No evidence that charity shops cause high-street decline, says report

Research by the think tank Demos for the Charity Retail Association says high streets would be even worse without charity retailers

There is no evidence to suggest that the growth of charity shops is causing or facilitating the decline of the UK’s high streets, according to the findings of research published today by the think tank Demos.

The report, called Giving Something Back: The Value of Charity Shops, commissioned by the Charity Retail Association, looks at the value of charity retail shops beyond fundraising for parent charities.

It is based on a survey of 2,200 members of the public, and 300 charity shop managers and volunteers. The researchers also held focus groups with experts from the charity and retail sectors, town planners and economists, and members of the public in London and Rochdale.

The report says that rising online sales and the growth of out-of-town retail centres were having an adverse effect on high streets before the economic downturn.

"The state of Britain’s high streets would be even worse if it were not for the presence of charity shops," it says.

Researchers carried out analysis of the available data and found that charity shops do not increase rents for other shops and do not prevent small and medium-sized businesses from opening on the high street. Charity shops help maintain footfall on struggling high shops and fill empty shops, the report says.

It outlines the benefits of charity shops, including their positive impact on the environment through recycling, and their social value in providing volunteering and employment opportunities.

Examples of charities using their shops to provide services are also highlighted, including the homelessness charity Shelter’s recent scheme to train volunteers to provide housing advice in its stores.

The report also recommends that charity shops should advertise the outcomes of their fundraising efforts, for example displaying on shop fronts the amounts raised and what they means for the charity’s beneficiaries.
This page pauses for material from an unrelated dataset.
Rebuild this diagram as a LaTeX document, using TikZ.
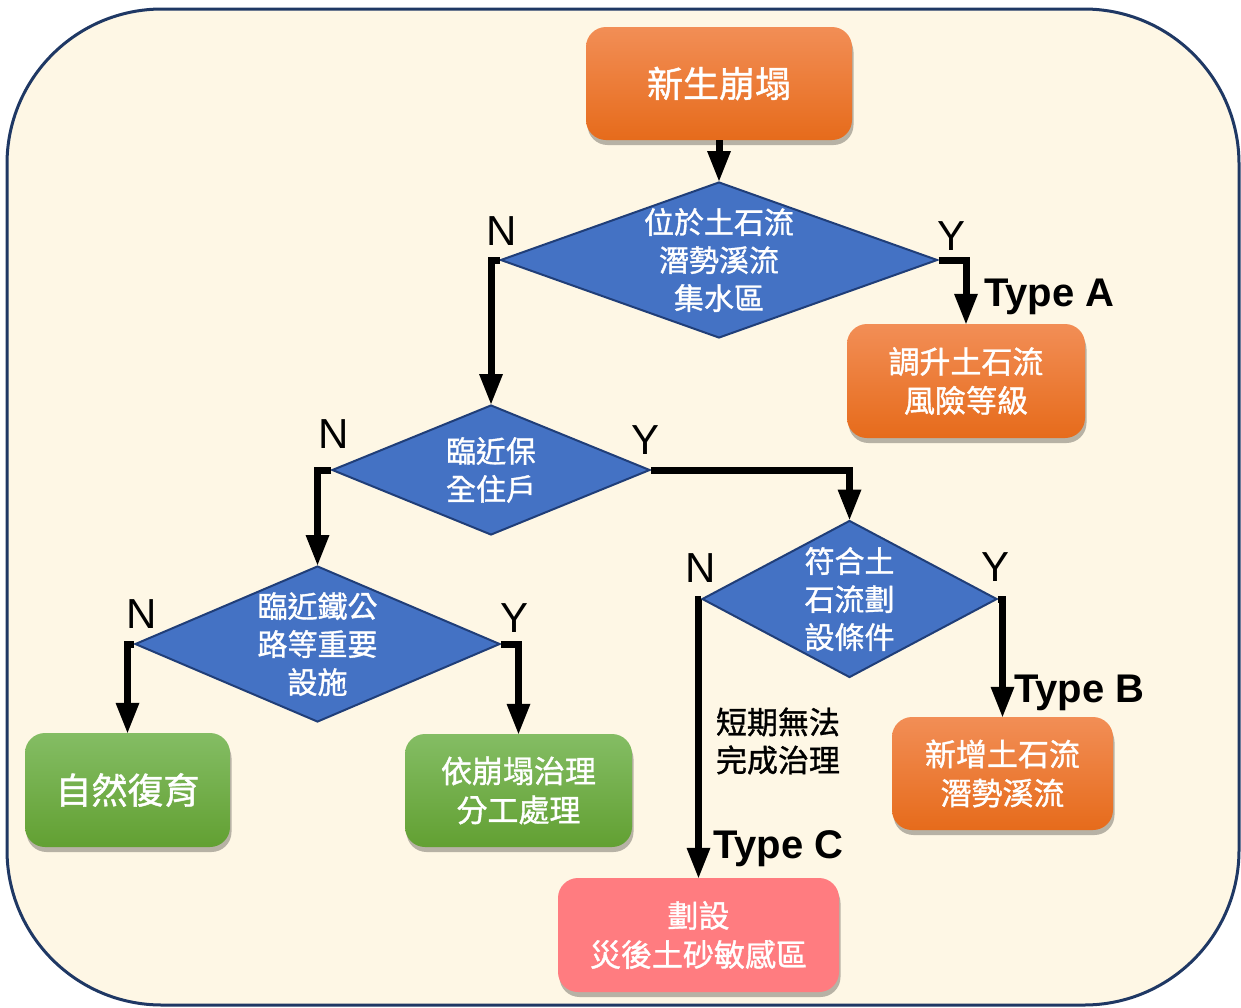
\documentclass[tikz,border=0pt]{standalone}
\usepackage{fontspec}
\setmainfont{Liberation Sans}
\newfontfamily\cjkfam[BoldFont={Noto Sans CJK TC}, BoldFeatures={FakeBold=1.2}]{Noto Sans CJK TC}
\newcommand\cjk{\cjkfam\bfseries}
\usetikzlibrary{shapes.geometric,arrows.meta,shadows}
\definecolor{bgfill}{HTML}{FEF7E5}
\definecolor{bgline}{HTML}{1F3864}
\definecolor{orT}{HTML}{F28E56}
\definecolor{orB}{HTML}{E66B1B}
\definecolor{grT}{HTML}{84BD64}
\definecolor{grB}{HTML}{62A032}
\definecolor{pinkF}{HTML}{FF7C80}
\definecolor{diaF}{HTML}{4472C4}
\definecolor{diaB}{HTML}{203E78}
\begin{document}
\begin{tikzpicture}[x=1pt,y=-1pt,
  box/.style={rounded corners=20pt, draw=none, text=white, align=center, inner sep=0pt,
    drop shadow={shadow xshift=1.5pt, shadow yshift=-5pt, fill=black, opacity=0.28}},
  orangebox/.style={box, top color=orT, bottom color=orB},
  greenbox/.style={box, top color=grT, bottom color=grB},
  pinkbox/.style={box, fill=pinkF},
  bigtxt/.style={font=\cjk\fontsize{36}{40}\selectfont},
  midtxt/.style={font=\cjk\fontsize{31}{39}\selectfont},
  dia/.style={diamond, draw=diaB, line width=2pt, fill=diaF, inner sep=0pt},
  diatext/.style={text=white, align=center, inner sep=0pt, font=\cjk\fontsize{30}{38}\selectfont},
  conn/.style={line width=7pt, -{Triangle[length=30pt,width=24pt,line width=0pt]}},
  yn/.style={inner sep=0pt, font=\fontsize{42}{42}\selectfont},
  typ/.style={anchor=base west, inner sep=0pt, font=\bfseries\fontsize{40}{40}\selectfont},
]
\useasboundingbox (0,0) rectangle (1241,1007);
\draw[fill=bgfill, draw=bgline, line width=3pt, rounded corners=155pt] (7,9) rectangle (1239,1005);

% boxes
\node[orangebox, bigtxt, minimum width=266pt, minimum height=113pt] (start) at (719,83.5) {新生崩塌};
\node[orangebox, midtxt, minimum width=238pt, minimum height=114pt] (bA) at (966,381) {調升土石流\\風險等級};
\node[greenbox, bigtxt, minimum width=205pt, minimum height=114pt] (bG1) at (127.5,790) {自然復育};
\node[greenbox, midtxt, minimum width=227pt, minimum height=113pt] (bG2) at (518.5,790.5) {依崩塌治理\\分工處理};
\node[orangebox, midtxt, minimum width=221pt, minimum height=113pt] (bB) at (1002.5,773.5) {新增土石流\\潛勢溪流};
\node[pinkbox, midtxt, minimum width=281pt, minimum height=114pt] (bC) at (698.5,935) {劃設\\災後土砂敏感區};

% diamonds
\node[dia, minimum width=437pt, minimum height=156pt] (d1) at (719,260) {};
\node[diatext] (d1t) at (d1.center) {位於土石流\\潛勢溪流\\集水區};
\node[dia, minimum width=318pt, minimum height=130pt] (d2) at (491,470) {};
\node[diatext] (d2t) at (d2.center) {臨近保\\全住戶};
\node[dia, minimum width=365pt, minimum height=156pt] (d3) at (317.5,644) {};
\node[diatext] (d3t) at (d3.center) {臨近鐵公\\路等重要\\設施};
\node[dia, minimum width=295pt, minimum height=157pt] (d4) at (849.5,599) {};
\node[diatext] (d4t) at (d4.center) {符合土\\石流劃\\設條件};

% connectors
\draw[conn] (start.south) -- (d1.north);
\draw[conn] (d1.west) -| (d2.north);
\draw[conn] (d1.east) -| (bA.north);
\draw[conn] (d2.west) -| (d3.north);
\draw[conn] (d2.east) -| (d4.north);
\draw[conn] (d3.west) -| (bG1.north);
\draw[conn] (d3.east) -| (bG2.north);
\draw[conn] (d4.west) -| (bC.north);
\draw[conn] (d4.east) -| (bB.north);

% labels
\node[yn] (n1) at (502,231) {N};
\node[yn] (y1) at (951,236) {Y};
\node[yn] (n2) at (334,434) {N};
\node[yn] (y2) at (645,440) {Y};
\node[yn] (n3) at (142,614) {N};
\node[yn] (y3) at (514,618) {Y};
\node[yn] (n4) at (701,568) {N};
\node[yn] (y4) at (995,567) {Y};
\node[typ] (tA) at (984,306) {Type A};
\node[typ] (tB) at (1014,702) {Type B};
\node[typ] (tC) at (713,858) {Type C};
\node[align=center, inner sep=0pt, font=\cjk\fontsize{31}{38}\selectfont] (note) at (778,741) {短期無法\\完成治理};
\end{tikzpicture}
\end{document}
This is something already done by the British Heart Foundation.

The report also recommends that the CRA works with partners to develop a toolkit that charity retailers could use to demonstrate and quantify their individual social value.

"Charity shops’ greatest strength lies in their strong link with local communities, which is forged through a large, and overwhelmingly local, pool of staff and volunteers," it says.

"As a result of their unique place in the community, charity shops can bring a new and powerful voice to the regeneration of Britain’s high streets."